The fourth season of Teen Wolf is currently airing Monday’s at 10 PM on MTV. -Kevin
Dominion: “Godspeed” – Thursday, June 26 at 9 PM
Last week, there were a lot of political undertones to Dominion, and this week there are more. “Godspeed” is mainly focused on the counsel after Giles, I mean fucking David Whele, allows an Eight Ball into the city of Vega; everyone – and by everyone I mean some of the people we know and a lot of people who are just talking heads – is unhappy with the way things turned out, but there’s also a dissent over whether Whele was just trying to show Vega that they are never safe from angels, especially with a few in their midst.
“Godspeed” is paced a whole lot better than Dominion‘s pilot episode, and this time it’s able to effectively juggle a couple of different concepts along with the characterization of its main protagonists. We’re jumping right into a Chosen One arc thanks to Lannen’s new tattoos, and immediately there’s an angel attack to try to get rid of him. How Vega is so populated with guards yet allows an angel into its territory is somewhat confusing, but “Godspeed” would be pretty action-less without this event so, hey, whatever.
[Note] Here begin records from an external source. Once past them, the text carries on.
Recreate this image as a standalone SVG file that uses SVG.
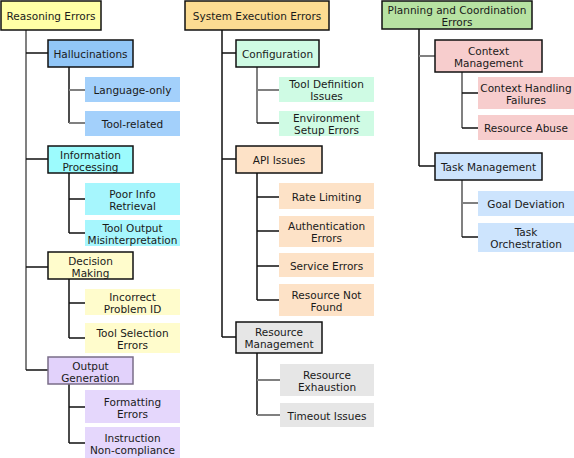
<svg xmlns="http://www.w3.org/2000/svg" width="574" height="458" viewBox="0 0 574 458">
<style>
text{font-family:"DejaVu Sans","Verdana",sans-serif;font-size:10.5px;fill:#1a1a1a;text-anchor:middle}
.b{stroke:#111;stroke-width:1.5;fill:none}
.g{stroke:#808080;stroke-width:2;fill:none}
.nb{stroke:#111;stroke-width:1.5}
.leaf{stroke:none}
</style>
<rect width="574" height="458" fill="#fff"/>
<g id="connectors">
<!-- Reasoning -->
<path class="g" d="M26 30V370"/>
<path class="b" d="M26 53H48M26 159H48M26 267H48M26 370H48"/>
<path class="b" d="M69 67V123"/>
<path class="g" d="M69 90H85M69 123H85"/>
<path class="b" d="M69 173V233M69 199H85M69 233H85"/>
<path class="b" d="M69 279V338M69 303H85M69 338H85"/>
<path class="b" d="M69 384V443M69 407H85M69 443H85"/>
<!-- System -->
<path class="b" d="M222 30V337M222 53H236M222 159H236M222 337H236"/>
<path class="g" d="M257 67V123M257 90H279"/>
<path class="b" d="M257 123H279"/>
<path class="b" d="M257 173V300M257 197H279M257 231H279M257 266H279M257 300H279"/>
<path class="b" d="M257 353V415"/>
<path class="g" d="M257 380H280M257 415H280"/>
<!-- Planning -->
<path class="b" d="M419 29V166M419 166H435"/>
<path class="g" d="M419 56H435"/>
<path class="g" d="M462 72V128"/>
<path class="b" d="M462 93H478M462 128H478"/>
<path class="g" d="M462 180V237M462 203H478"/>
<path class="b" d="M462 237H478"/>
</g>

<g id="reasoning-errors"><rect class="nb" x="1" y="1" width="100" height="29" fill="#ffffa6"/><text x="51" y="20">Reasoning Errors</text></g>
<g id="hallucinations"><rect class="nb" x="48" y="40" width="85" height="27" fill="#91c6f7"/><text x="90.5" y="58">Hallucinations</text></g>
<g id="language-only"><rect class="leaf" x="85" y="77" width="95" height="25" fill="#a3d0fb"/><text x="132.5" y="94">Language-only</text></g>
<g id="tool-related"><rect class="leaf" x="85" y="111" width="95" height="25" fill="#a3d0fb"/><text x="132.5" y="128">Tool-related</text></g>
<g id="information-processing"><rect class="nb" x="48" y="146" width="85" height="27" fill="#9cfbfd"/><text x="90.5" y="159">Information</text><text x="90.5" y="171">Processing</text></g>
<g id="poor-info-retrieval"><rect class="leaf" x="85" y="183" width="95" height="32" fill="#a6f6fd"/><text x="132.5" y="198">Poor Info</text><text x="132.5" y="210">Retrieval</text></g>
<g id="tool-output-misinterpretation"><rect class="leaf" x="85" y="220" width="95" height="26" fill="#a6f6fd"/><text x="132.5" y="232">Tool Output</text><text x="132.5" y="244">Misinterpretation</text></g>
<g id="decision-making"><rect class="nb" x="48" y="252" width="85" height="27" fill="#fffccc"/><text x="90.5" y="265">Decision</text><text x="90.5" y="277">Making</text></g>
<g id="incorrect-problem-id"><rect class="leaf" x="85" y="289" width="95" height="26" fill="#fffccc"/><text x="132.5" y="301">Incorrect</text><text x="132.5" y="313">Problem ID</text></g>
<g id="tool-selection-errors"><rect class="leaf" x="85" y="323" width="95" height="30" fill="#fffccc"/><text x="132.5" y="337">Tool Selection</text><text x="132.5" y="349">Errors</text></g>
<g id="output-generation"><rect x="48" y="357" width="85" height="27" fill="#e2d2fb" stroke="#7a6d88" stroke-width="1.5"/><text x="90.5" y="370">Output</text><text x="90.5" y="382">Generation</text></g>
<g id="formatting-errors"><rect class="leaf" x="85" y="390" width="95" height="33" fill="#e5d7fc"/><text x="132.5" y="406">Formatting</text><text x="132.5" y="418">Errors</text></g>
<g id="instruction-non-compliance"><rect class="leaf" x="85" y="427" width="95" height="31" fill="#e5d7fc"/><text x="132.5" y="442">Instruction</text><text x="132.5" y="454">Non-compliance</text></g>

<g id="system-execution-errors"><rect class="nb" x="185" y="1" width="144" height="29" fill="#fcdc92"/><text x="257" y="20">System Execution Errors</text></g>
<g id="configuration"><rect class="nb" x="236" y="40" width="83" height="27" fill="#cffbe4"/><text x="277.5" y="58">Configuration</text></g>
<g id="tool-definition-issues"><rect class="leaf" x="279" y="77" width="95" height="25" fill="#cffbe4"/><text x="326.5" y="88">Tool Definition</text><text x="326.5" y="100">Issues</text></g>
<g id="environment-setup-errors"><rect class="leaf" x="279" y="111" width="95" height="25" fill="#cffbe4"/><text x="326.5" y="122">Environment</text><text x="326.5" y="134">Setup Errors</text></g>
<g id="api-issues"><rect class="nb" x="236" y="146" width="86" height="27" fill="#fde2c7"/><text x="279" y="164">API Issues</text></g>
<g id="rate-limiting"><rect class="leaf" x="279" y="183" width="95" height="26" fill="#fde2c7"/><text x="326.5" y="200.5">Rate Limiting</text></g>
<g id="authentication-errors"><rect class="leaf" x="279" y="216" width="95" height="31" fill="#fde2c7"/><text x="326.5" y="230">Authentication</text><text x="326.5" y="242">Errors</text></g>
<g id="service-errors"><rect class="leaf" x="279" y="253" width="95" height="24" fill="#fde2c7"/><text x="326.5" y="269.5">Service Errors</text></g>
<g id="resource-not-found"><rect class="leaf" x="279" y="284" width="95" height="32" fill="#fde2c7"/><text x="326.5" y="299">Resource Not</text><text x="326.5" y="311">Found</text></g>
<g id="resource-management"><rect class="nb" x="236" y="322" width="86" height="31" fill="#e6e6e6"/><text x="279" y="336">Resource</text><text x="279" y="348">Management</text></g>
<g id="resource-exhaustion"><rect class="leaf" x="280" y="364" width="94" height="32" fill="#e6e6e6"/><text x="327" y="379">Resource</text><text x="327" y="391">Exhaustion</text></g>
<g id="timeout-issues"><rect class="leaf" x="280" y="403" width="94" height="24" fill="#e6e6e6"/><text x="327" y="419.5">Timeout Issues</text></g>

<g id="planning-coordination-errors"><rect class="nb" x="382" y="1" width="150" height="28" fill="#b7e2a2"/><text x="457" y="14">Planning and Coordination</text><text x="457" y="26">Errors</text></g>
<g id="context-management"><rect class="nb" x="435" y="40" width="107" height="32" fill="#f7cdcd"/><text x="488.5" y="55">Context</text><text x="488.5" y="67">Management</text></g>
<g id="context-handling-failures"><rect class="leaf" x="478" y="77" width="96" height="32" fill="#f7cdcd"/><text x="526" y="92">Context Handling</text><text x="526" y="104">Failures</text></g>
<g id="resource-abuse"><rect class="leaf" x="478" y="115" width="96" height="25" fill="#f7cdcd"/><text x="526" y="132">Resource Abuse</text></g>
<g id="task-management"><rect class="nb" x="435" y="153" width="107" height="27" fill="#cde4fd"/><text x="488.5" y="171">Task Management</text></g>
<g id="goal-deviation"><rect class="leaf" x="478" y="191" width="96" height="25" fill="#cde4fd"/><text x="526" y="208">Goal Deviation</text></g>
<g id="task-orchestration"><rect class="leaf" x="478" y="223" width="96" height="29" fill="#cde4fd"/><text x="526" y="236">Task</text><text x="526" y="248">Orchestration</text></g>
</svg>
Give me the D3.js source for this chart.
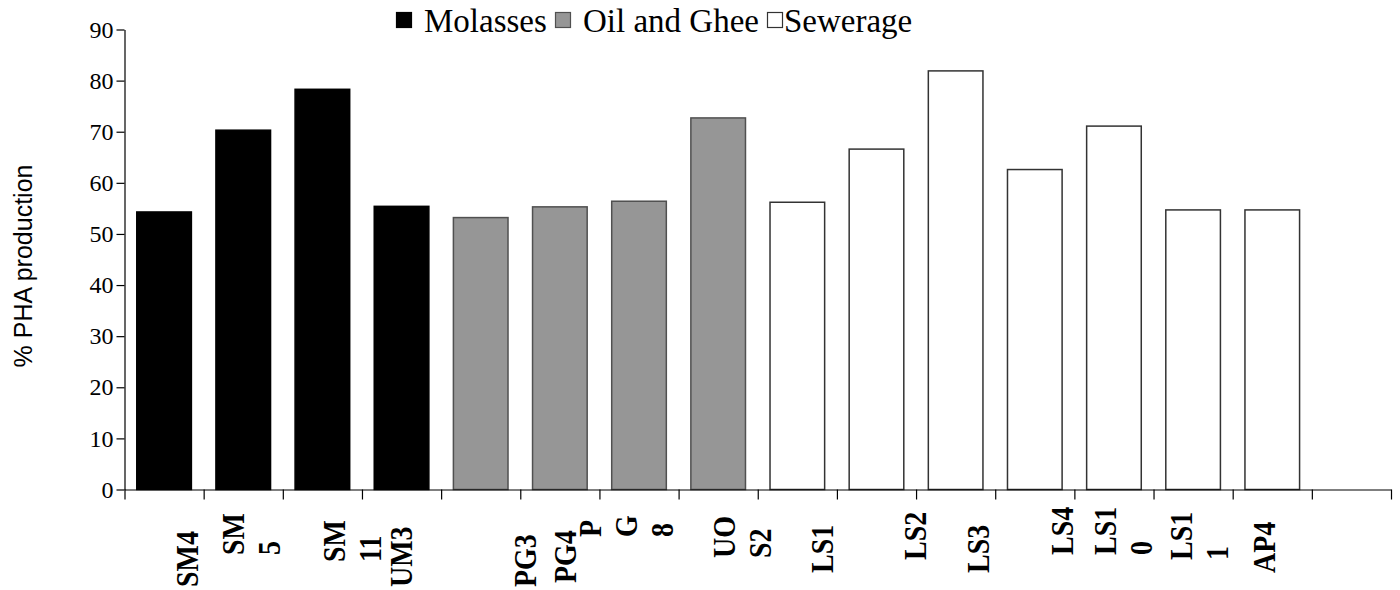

There’s quite a bit of time spent with Lannen and Claire Riesen this week (some time spent on Roxanne McKee’s butt, too!). Claire apparently did not know that she was slated to be wedded to William Whele, but she tells her father in no uncertain terms that that shit just ain’t gonna fly. She loves Lannen, dammit, and she doesn’t care if he’s a bulls-eye for angels – she’ll stick with him!
In other events, Michael and Gabriel meet up to have a little chat about Chosen Ones, and Whele keeps the mysterious Arika detained with her girls until she uses them to rise up against him. This subplot is still the most confusing and tedious, as everything spoken about Helena and New Delphi is veiled in secrecy; we haven’t seen those places, and we barely know how Vega runs, so the show’s emphasis on another community only solidifies the fact that Dominion should spend some time figuring out Vega’s inner workings.
Still, “Godspeed” is much better at organizing its ideas than the pilot, perhaps because it doesn’t have to cram as much world-building into an hour. It’s still not as effective as it could be, and the angels are only a secondary thought in comparison to the political strife going on in Vega, but there’s a chance that Dominion could be more; or, at least, better than Legion.